Strikes and mass movements

But if the political crisis and instability are real, the growth of fascism is not an inevitability. Because there is another side of the instability in France, which is the high level of working class combativity.

Everybody knows about the big movement of last year, not only the national days of strikes and demonstrations against the new work law but the occupied squares and the Nuit Debout movement as well, demonstrations, confrontations with the police, and political radicalization.

This didn’t stop during the election campaign this year. One of our comrades estimated that from the end of January to the end of March there were one million strike days, mainly local strikes, often invisible in the national media, but an unprecedented level during an electoral campaign.

There was a big audience for the movements against police brutality around the case of a young black man, Adama, killed by the police last July. This took new momentum after another young man, Theo, was raped by the police in February. After the destruction of the refugee camp in Calais, the refugees were moved to different locations, but this spread the movement of solidarity all over the country. And these movement against police brutality and racism converged in a 15,000 strong demonstration in Paris on 19 march. Again this was a huge achievement in an election period.

And there were two other significant events. The first was the big movement of rebellion in the French colony of Guyana that ultimately won after some weeks against the French state. One demonstration gathered 10 per cent of the population! That is the equivalent of a 6 million-strong demonstration in France!

The second event, less massive, but politically significant, is the fact that there were demonstrations from mainly young activists against National Front meetings during the campaign of thousands in Nantes, Bordeaux and Paris. In Corsica young activists stormed a National Front meeting to disrupt it.

The seven million votes and mass street meetings organised by Jean-Luc Melenchon’s election campaign also partly expressed the radicalization through a radical left-wing stance against austerity.

All this means there will be no honeymoon for Macron: the pressure on the trade union leadership and the CGT has seen them call a new national day of strikes and demonstrations on the 12 September.

Melenchon and the left

The big weakness in the situation is the state of the organised left. The crisis of the Socialist Party is good news.

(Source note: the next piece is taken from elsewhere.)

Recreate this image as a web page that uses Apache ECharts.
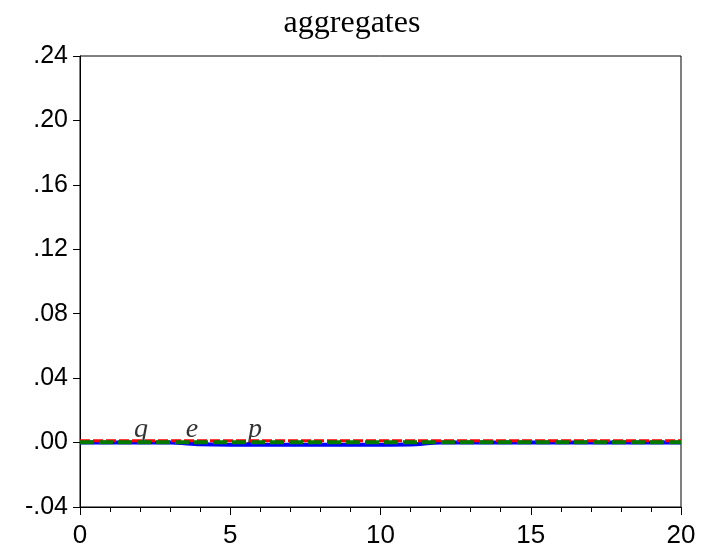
<!DOCTYPE html>
<html><head><meta charset="utf-8">
<script src="https://cdn.jsdelivr.net/npm/echarts@6/dist/echarts.min.js"></script>
<style>html,body{margin:0;padding:0;background:#fff}#c{width:704px;height:559px}</style>
</head><body><div id="c"></div>
<script>
const periods = [0,1,2,3,4,5,6,7,8,9,10,11,12,13,14,15,16,17,18,19,20];
const qValues = [0,0.0001,0.0001,0,-0.0010,-0.0013,-0.0013,-0.0013,-0.0013,-0.0013,-0.0013,-0.0012,0,0,0,0,0,0,0,0,0];
const eValues = [0.0012,0.0012,0.0012,0.0012,0.0012,0.0012,0.0012,0.0012,0.0012,0.0012,0.0012,0.0012,0.0012,0.0012,0.0012,0.0012,0.0012,0.0012,0.0012,0.0012,0.0012];
const pValues = [0.0002,0.0002,0.0002,0.0002,0.0002,0.0002,0.0002,0.0002,0.0002,0.0002,0.0002,0.0002,0.0002,0.0002,0.0002,0.0002,0.0002,0.0002,0.0002,0.0002,0.0002];
const labelNames = ['q','e','p'];
const labelX = [2.03,3.73,5.82];
const labelY = [0.0081,0.0081,0.0081];

const chart = echarts.init(document.getElementById('c'));
const pair = (xs, ys) => xs.map((x,i)=>[x,ys[i]]);
chart.setOption({
  animation:false,
  backgroundColor:'#fff',
  title:{text:'aggregates',left:'center',top:3,textStyle:{fontFamily:'Liberation Serif',fontWeight:'normal',fontSize:32,color:'#000'}},
  grid:{left:80,right:23,top:56,bottom:52,show:true,borderColor:'#000',borderWidth:1},
  xAxis:{type:'value',min:0,max:20,interval:5,
    axisLine:{show:true,onZero:false,lineStyle:{color:'#000'}},
    axisTick:{show:true,inside:false,length:8,lineStyle:{color:'#000'}},
    minorTick:{show:true,splitNumber:5,length:5,lineStyle:{color:'#000'}},
    splitLine:{show:false},
    axisLabel:{fontFamily:'Liberation Sans',fontSize:26,color:'#000',margin:16}},
  yAxis:{type:'value',min:-0.04,max:0.24,interval:0.04,
    axisLine:{show:true,lineStyle:{color:'#000'}},
    axisTick:{show:true,inside:false,length:7,lineStyle:{color:'#000'}},
    splitLine:{show:false},
    axisLabel:{fontFamily:'Liberation Sans',fontSize:25,color:'#000',margin:12,
      formatter:v=>{const s=v.toFixed(2);return s.replace(/^(-?)0\./,'$1.');}}},
  series:[
    {type:'line',data:pair(periods,qValues),showSymbol:false,smooth:0.3,lineStyle:{color:'#0000ff',width:4}},
    {type:'line',data:pair(periods,eValues),showSymbol:false,lineStyle:{color:'#ff0000',width:3,type:[10,3]}},
    {type:'line',data:pair(periods,pValues),showSymbol:false,lineStyle:{color:'#007a00',width:4,type:[14,5]}},
    {type:'scatter',symbolSize:0,data:labelNames.map((n,i)=>({value:[labelX[i],labelY[i]],name:n})),
      label:{show:true,position:'inside',formatter:p=>p.name,fontFamily:'Liberation Serif',fontStyle:'italic',fontSize:28,color:'#000'},silent:true}
  ]
});
</script></body></html>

Even their candidate in the presidential election, Benoît Hamon, has decided to leave the party to build his own movement.

The big man in the left is now Jean-Luc Melenchon. But there are serious problems with him, organisationally and politically.

In the process of his campaign he weakened the political organisations that previously supported him by setting up a new, very top-down kind of movement around himself. And politically he nearly dropped references to class struggle for appeals to nationalism, even claiming he was a patriot and arguing that the only solution for refugees was for them to stay at home, since France could not welcome them. Significantly, he dropped the use of red flags and the Internationale from his meetings for the French flag and the French national anthem.

The issue of building class unity is vital in a country where one third of the working class is either black or Arab. This means taking a clear stand against racism, against islamophobia, police brutality and in full solidarity with refugees, not only in theory but through action as well.

France is an example of the instability, deepening political crisis and class confrontations that are becoming common features in many countries. This situation creates huge dangers but also huge opportunities for revolutionaries and the left.